As per the rules it was not deemed 'to be sensitive to how your messages may be viewed and perceived by others' and it was 'promoting gambling activities. '
As such we felt it best to remove the post and keep the Forum space a supportive space for recovery rather than a potential risk of triggering others.
Apologies that you were unable to post on the thread but after it was flagged to us we felt it best we took action.
We will continue to encourage the original poster to seek support, but without the promotion of gambling.
I wanted to post a quick update as I haven't been on here in a while.
I unfortunately had a long afternoon at home alone, and boredom got the better of me. I found an account I still had active and had a small issue with sports betting (but did not completely destroy myself like I have often done in the past). One small 'innocent' bet lead to another (as it does and as you all know) and I ended up blowing more money than I had originally intended. The good news is, that I stopped myself before it got out of hand and I have set my account on a self exclusion for 5 years so I cannot reactivate it. I now have no means of online-betting anymore.
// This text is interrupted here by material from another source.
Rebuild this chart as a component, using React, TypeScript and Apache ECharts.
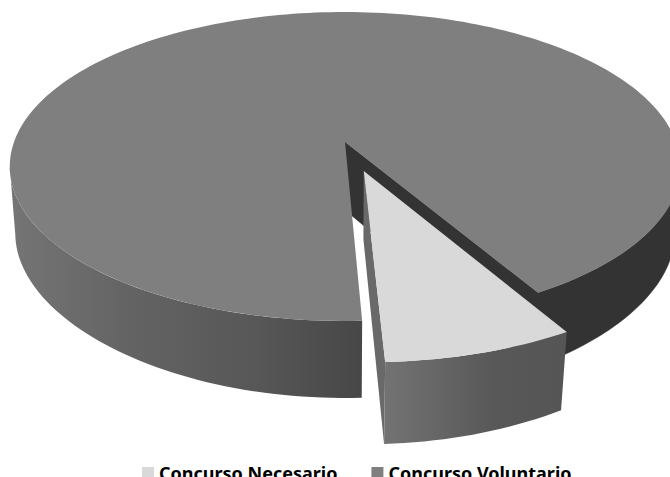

I am accepting this as a small blip and not going to 'kick myself over it', so to speak, even though I regret my actions.
That said, I have still refrained from entering any land-based casino or buying any physical lottery tickets, I have also not entered any betting shops, so the path is still clear for me to make corrections.
I also received a new bank card today and wanted to share this in my update. I signed up for a free bank card (no overdraft facility) with a digital bank (I won't promote the name here). It's one of those digital banking things (I never tried digital banking before and I am more of a traditional bank person) - but actually, after I started to explore the features, you can 'turn off' any gambling transactions on the account. I know you can do this with a normal bank too, but on this one, you cannot reactivate and turn this setting back on for 48-hours. This seems to me like a good way to get rid of those short term urges that come, and prevents any problems happening from a short term urge that may occur. Even if I turned the setting back on, after 48hrs, I will have come to my senses and turned it off again. (Usually I don't always think in 'the moment' when I have been gambling but later on realise how stupid it is, or my thoughts were).
So yeah, that's a cool new feature I'm looking forward to trying as part of my recovery, and hopefully the app works nicely. If it is easy to use I will probably continue using it as my main bank account, but for now I will just test it out 🙂
Hope you all have a nice gamble-free day.